Ma non è un passaggio innocente.
Mentre il guidatore della bicicletta è di solito umile, gentile e umano, l’automobilista non ha tempo da perdere, è aggressivo, iracondo.
Alla felicità contemplativa subentra uno dei falsi miti del miracolo economico: quello della velocità a tutti i costi.
L’auto condivide con la bicicletta molti aspetti tecnologici e come lei è stata salutata come una splendida conquista della modernità. Ma non permette di godere allo stesso modo del paesaggio che ci circonda, né ha gli stessi effetti benefici sullo spirito e sul fisico delle persone.
I viaggi in auto saranno anche più lunghi e più veloci, ma non sono altrettanto liberi e spontanei.
4. La bicicletta come indicatore di socioeconomico
Nel 1973, il brusco aumento del prezzo del petrolio scatenò una crisi economica che mise in luce alcuni limiti del sistema produttivo.
In questi anni, alcuni pensatori puntano il dito contro le attività più energivore che distruggono l’ambiente e anche le relazioni sociali.
In molti Stati vengono istituite le domeniche senz’auto e le città, liberate dal traffico, sono gioiosamente invase da migliaia di biciclette.
Il sistema capitalistico subisce uno scossone e qualcuno mette in dubbio che sia davvero in grado di produrre felicità e benessere.
Anche il PIL (prodotto interno lordo) viene messo in discussione come indicatore del benessere di un Paese: fanno la loro comparsa il BES (benessere e sostenibilità) e il FIL (felicità interna lorda).
Il BES è considerato una buona pratica per la misurazione delle politiche sostenibili. È un indice che misura infatti la lotta al cambiamento climatico, l’innovazione tecnologica, la salute alimentare, l’istruzione e la mobilità.
Il FIL è un concetto coniato dal re del Bhutan all’inizio degli anni ‘70, nell’intento di includere parametri non economici nella misurazione del benessere di un Paese.
Ma quel che più interessante è che dal 7° Rapporto sulla felicità del mondo, presentato all’Università Bocconi nel 2019, emerge che i 10 Paesi più felici sono quelli in cui si fa maggiore uso della bicicletta.
Questo perché la bicicletta porta buon umore. Ma è anche accessibile, capace di ridurre gli incidenti stradali, ecologica e simbolo di sviluppo e di emancipazione femminile.
5. Dal piacere individuale al benessere collettivo
All’epoca della sua invenzione, la bicicletta è stata spesso associata alla felicità individuale dei turisti, dei viaggiatori e soprattutto di quanti la usavano per le scampagnate di piacere.
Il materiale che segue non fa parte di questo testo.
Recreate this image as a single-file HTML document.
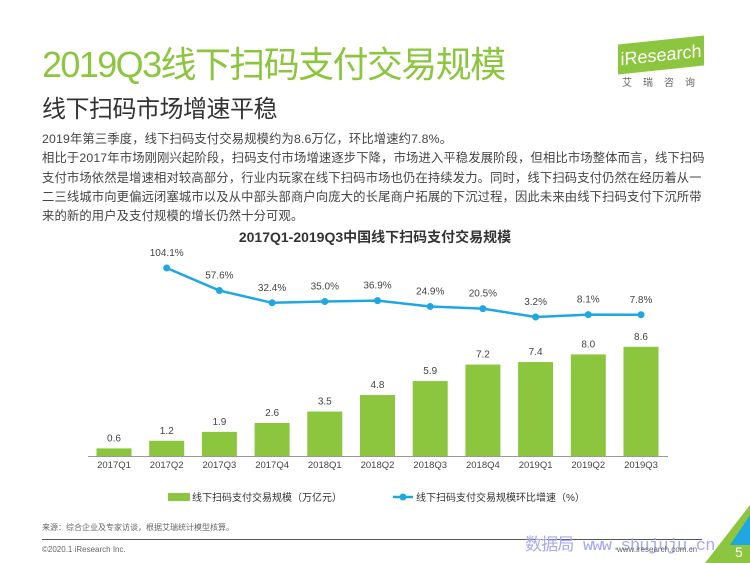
<!DOCTYPE html>
<html><head><meta charset="utf-8"><style>
body{margin:0;width:750px;height:563px;overflow:hidden;background:#fff;font-family:"Liberation Sans","Noto Sans CJK SC",sans-serif;position:relative}
.a{position:absolute;white-space:nowrap}
</style></head><body>
<div class="a" style="left:42px;top:36px;font-size:36px;color:#8cc63f;letter-spacing:-1.6px">2019Q3线下扫码支付交易规模</div>
<div class="a" style="left:42px;top:89px;font-size:24px;color:#333;letter-spacing:-0.5px">线下扫码市场增速平稳</div>
<div class="a" style="left:618px;top:40px;width:86px;height:30px;background:#8cc63f;transform:skewY(-6deg);color:#fff;font-size:18px;line-height:30px;text-align:center">iResearch</div>
<div class="a" style="left:622px;top:74px;font-size:10px;color:#666;letter-spacing:11px">艾瑞咨询</div>
<div class="a" style="left:42px;top:130px;font-size:12.3px;color:#444;line-height:19.3px;white-space:normal;width:690px;letter-spacing:0.15px">2019年第三季度，线下扫码支付交易规模约为8.6万亿，环比增速约7.8%。<br>相比于2017年市场刚刚兴起阶段，扫码支付市场增速逐步下降，市场进入平稳发展阶段，但相比市场整体而言，线下扫码<br>支付市场依然是增速相对较高部分，行业内玩家在线下扫码市场也仍在持续发力。同时，线下扫码支付仍然在经历着从一<br>二三线城市向更偏远闭塞城市以及从中部头部商户向庞大的长尾商户拓展的下沉过程，因此未来由线下扫码支付下沉所带<br>来的新的用户及支付规模的增长仍然十分可观。</div>
<div class="a" style="left:0;width:750px;text-align:center;top:227px;font-size:14px;font-weight:bold;color:#333">2017Q1-2019Q3中国线下扫码支付交易规模</div>
<svg class="a" style="left:0;top:0" width="750" height="563" id="chart"></svg>
<div class="a" style="left:42px;top:522px;font-size:8px;color:#666">来源：综合企业及专家访谈，根据艾瑞统计模型核算。</div>
<div class="a" style="left:42px;top:539px;width:660px;height:1px;background:#555"></div>
<div class="a" style="left:42px;top:545px;font-size:8px;color:#666">©2020.1 iResearch Inc.</div>
<div class="a" style="left:525px;top:530px;font-size:17px;color:#a8a8f0;letter-spacing:-0.8px;font-family:'Liberation Mono','Noto Sans CJK SC',monospace">数据局 www.shujuju.cn</div>
<div class="a" style="left:617px;top:545px;font-size:8px;color:#666">www.iresearch.com.cn</div>
<svg class="a" style="left:705px;top:505px" width="45" height="58"><polygon points="45,0 45,58 0,58" fill="#8cc63f"/><polygon points="45,10 45,40 25,40" fill="#1ea7e1"/><text x="30" y="52" fill="#fff" font-size="14">5</text></svg>
<script>
const categories=["2017Q1","2017Q2","2017Q3","2017Q4","2018Q1","2018Q2","2018Q3","2018Q4","2019Q1","2019Q2","2019Q3"];
const volumes=[0.6,1.2,1.9,2.6,3.5,4.8,5.9,7.2,7.4,8.0,8.6];
const growth=[104.1,57.6,32.4,35.0,36.9,24.9,20.5,3.2,8.1,7.8];
const volumeLabels=["0.6","1.2","1.9","2.6","3.5","4.8","5.9","7.2","7.4","8.0","8.6"];
const growthLabels=["104.1%","57.6%","32.4%","35.0%","36.9%","24.9%","20.5%","3.2%","8.1%","7.8%"];
const NS="http://www.w3.org/2000/svg",svg=document.getElementById('chart');
const xC=i=>114+i*52.7, base=456;
const yBar=v=>base-v*12.7;
const yLine=v=>317-(v-3.2)*0.486;
function mk(t,a){const e=document.createElementNS(NS,t);for(const k in a)e.setAttribute(k,a[k]);svg.appendChild(e);return e;}
let ax=mk('line',{x1:88,x2:668,y1:base+0.5,y2:base+0.5,stroke:'#999'});


categories.forEach((c,i)=>{
 const b=mk('rect',{x:xC(i)-17.5,y:yBar(volumes[i]),width:35,height:base-yBar(volumes[i]),fill:'#8cc63f'});
 
 
 const t=mk('text',{x:xC(i),y:yBar(volumes[i])-7,'text-anchor':'middle','font-size':10,fill:'#444'});t.textContent=volumeLabels[i];
 
 
 const l=mk('text',{x:xC(i),y:468,'text-anchor':'middle','font-size':9.5,fill:'#444'});l.textContent=c;
 
 
});
let pts=growth.map((g,j)=>xC(j+1)+','+yLine(g)).join(' ');
let pl=mk('polyline',{points:pts,fill:'none',stroke:'#1ea7e1','stroke-width':2.5});


growth.forEach((g,j)=>{
 const p=mk('circle',{cx:xC(j+1),cy:yLine(g),r:3.5,fill:'#1ea7e1'});
 
 
 const t=mk('text',{x:xC(j+1),y:yLine(g)-12,'text-anchor':'middle','font-size':10,fill:'#444'});t.textContent=growthLabels[j];
 
 
});
let lg1=mk('rect',{x:168,y:493,width:22,height:8,fill:'#8cc63f'});


let lt1=mk('text',{x:192,y:501,'font-size':10,fill:'#333'});lt1.textContent='线下扫码支付交易规模（万亿元）';


let lg2=mk('line',{x1:393,x2:413,y1:497,y2:497,stroke:'#1ea7e1','stroke-width':2.5});


let lg3=mk('circle',{cx:403,cy:497,r:3.5,fill:'#1ea7e1'});


let lt2=mk('text',{x:416,y:501,'font-size':10,fill:'#333'});lt2.textContent='线下扫码支付交易规模环比增速（%）';


</script>
</body></html>
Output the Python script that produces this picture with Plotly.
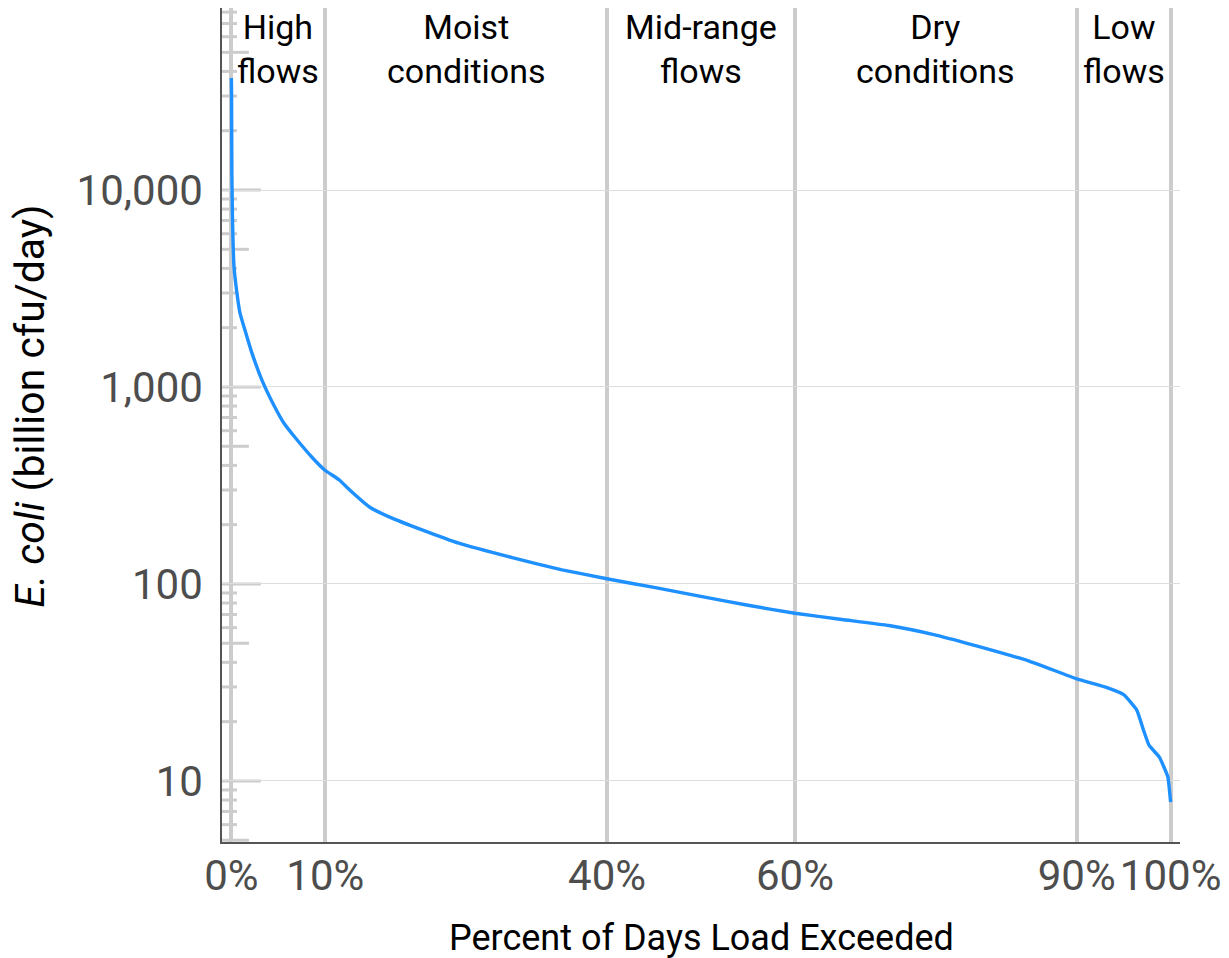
import numpy as np
import plotly.graph_objects as go

# Load duration curve: percent of days exceeded vs E. coli load (billion cfu/day)
pct_exceeded = [0.0, 0.02, 0.05, 0.12, 0.28, 0.59, 0.91, 1.44, 2.18, 3.24, 4.62,
                5.58, 6.74, 8.65, 9.93, 11.5, 12.6, 14.7, 16.8, 20.3, 24.2, 29.9,
                35.2, 40.1, 45.0, 49.7, 55.0, 60.0, 65.0, 70.0, 75.0, 80.0, 85.0,
                90.0, 93.0, 95.0, 96.4, 97.1, 97.7, 98.8, 99.7, 100.0]
load_values = [37000, 30000, 12200, 7000, 4070, 3000, 2380, 1945, 1490, 1087, 791,
               656, 557, 436, 379, 337, 300, 246, 219, 188, 161, 136,
               118, 106, 96, 87, 78, 71, 66, 61.5, 55, 47.5, 40.5,
               33, 30, 27.4, 22.9, 18.2, 15.2, 13.2, 10.5, 7.8]

# Flow regime boundaries and labels
zone_breaks = [0, 10, 40, 60, 90, 100]
zone_centers = [5, 25, 50, 75, 95]
zone_labels = ["High<br>flows", "Moist<br>conditions", "Mid-range<br>flows",
               "Dry<br>conditions", "Low<br>flows"]

y_tickvals = [10, 100, 1000, 10000]
y_ticktext = ["10", "100", "1,000", "10,000"]
x_ticktext = ["0%", "10%", "40%", "60%", "90%", "100%"]

W, H = 1229, 958
L, R, T, B = 222, 45, 8, 116
plot_w = W - L - R
plot_h = H - T - B

fig = go.Figure()
fig.add_trace(go.Scatter(
    x=pct_exceeded, y=load_values, mode="lines",
    line=dict(color="#1E90FF", width=3.4, shape="spline", smoothing=0.4),
    hoverinfo="skip", showlegend=False,
))

# Log ticks along the left edge (long at decades, medium at 5s, short otherwise)
y_lo, y_hi = 0.690, 4.924
shapes = []
for dec in range(0, 6):
    for m in range(1, 10):
        v = m * 10 ** dec
        lv = np.log10(v)
        if lv < y_lo - 1e-6 or lv > y_hi:
            continue
        if m == 1:
            length = 39
        elif m == 5:
            length = 27
        else:
            length = 15
        shapes.append(dict(
            type="line", xref="paper", yref="y",
            x0=0, x1=length / plot_w, y0=v, y1=v,
            line=dict(color="#CCCCCC", width=3), layer="below",
        ))

annotations = []
for xc, lab in zip(zone_centers, zone_labels):
    annotations.append(dict(
        x=xc, xref="x", y=1, yref="paper", yanchor="top", yshift=3,
        text=lab, showarrow=False,
        font=dict(family="Roboto", size=34, color="#000000"),
    ))

annotations.append(dict(
    x=(29 - L) / plot_w, xref="paper", y=(H - B - 406) / plot_h, yref="paper",
    xanchor="center", yanchor="middle", textangle=-90,
    text="<i>E. coli</i> (billion cfu/day)", showarrow=False,
    font=dict(family="Roboto", size=41, color="#000000"),
))
annotations.append(dict(
    x=0.5, xref="paper", y=-(938 - (H - B)) / plot_h, yref="paper",
    xanchor="center", yanchor="middle",
    text="Percent of Days Load Exceeded", showarrow=False,
    font=dict(family="Roboto", size=36, color="#000000"),
))

fig.update_layout(
    width=W, height=H,
    margin=dict(l=L, r=R, t=T, b=B, pad=0),
    paper_bgcolor="white", plot_bgcolor="white",
    shapes=shapes, annotations=annotations,
    xaxis=dict(
        range=[-1, 101], tickvals=zone_breaks, ticktext=x_ticktext,
        showgrid=True, gridcolor="#CCCCCC", gridwidth=3.5,
        zeroline=False, showline=True, linecolor="#555555", linewidth=1.5,
        ticks="", ticklabelstandoff=-4,
        tickfont=dict(family="Roboto", size=42, color="#4D4D4D"),
    ),
    yaxis=dict(
        type="log", range=[y_lo, y_hi], tickvals=y_tickvals, ticktext=y_ticktext,
        showgrid=True, gridcolor="#DDDDDD", gridwidth=1,
        zeroline=False, showline=True, linecolor="#555555", linewidth=1.5,
        ticks="", ticklabelstandoff=9,
        tickfont=dict(family="Roboto", size=42, color="#4D4D4D"),
    ),
)

fig.write_html("out.html")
in seguito alla Rivoluzione industriale, gli occidentali hanno iniziato a disporre di una buona quantità di tempo libero. E la bicicletta diventa una delle compagne di divertimento che occupano questo tempo.
Dopo la crisi energetica del 1973, le problematiche ambientali e sociali hanno fatto capolino i discorsi ambientalistici nel dibattito pubblico.
In modo crescente a partire dagli anni ‘80, ‘90 e 2000, sono emersi sempre più movimenti che conducono battaglie intorno a questi temi.
Sono prolificate le associazioni che si battono per la diffusione dell’uso della bicicletta, come mezzo democratico, per tutte le tasche, non inquinante e salutare. Strumento di progresso sociale e benessere collettivo.
E sono nate anche molte iniziative di cooperazione internazionale, impegnate nel recupero di biciclette a favore dei Paesi sottosviluppati.
Il godimento personale della pedalata si sovrappone a quello collettivo di un’etica ambientalista ed ecologista. Come se il moderno ciclista si sia accorto di essere parte di una comunità.
Felicità individuale e felicità sociale convivono e concorrono a formare l’idea di un “nuovo umanesimo”, possibile grazie alla bicicletta.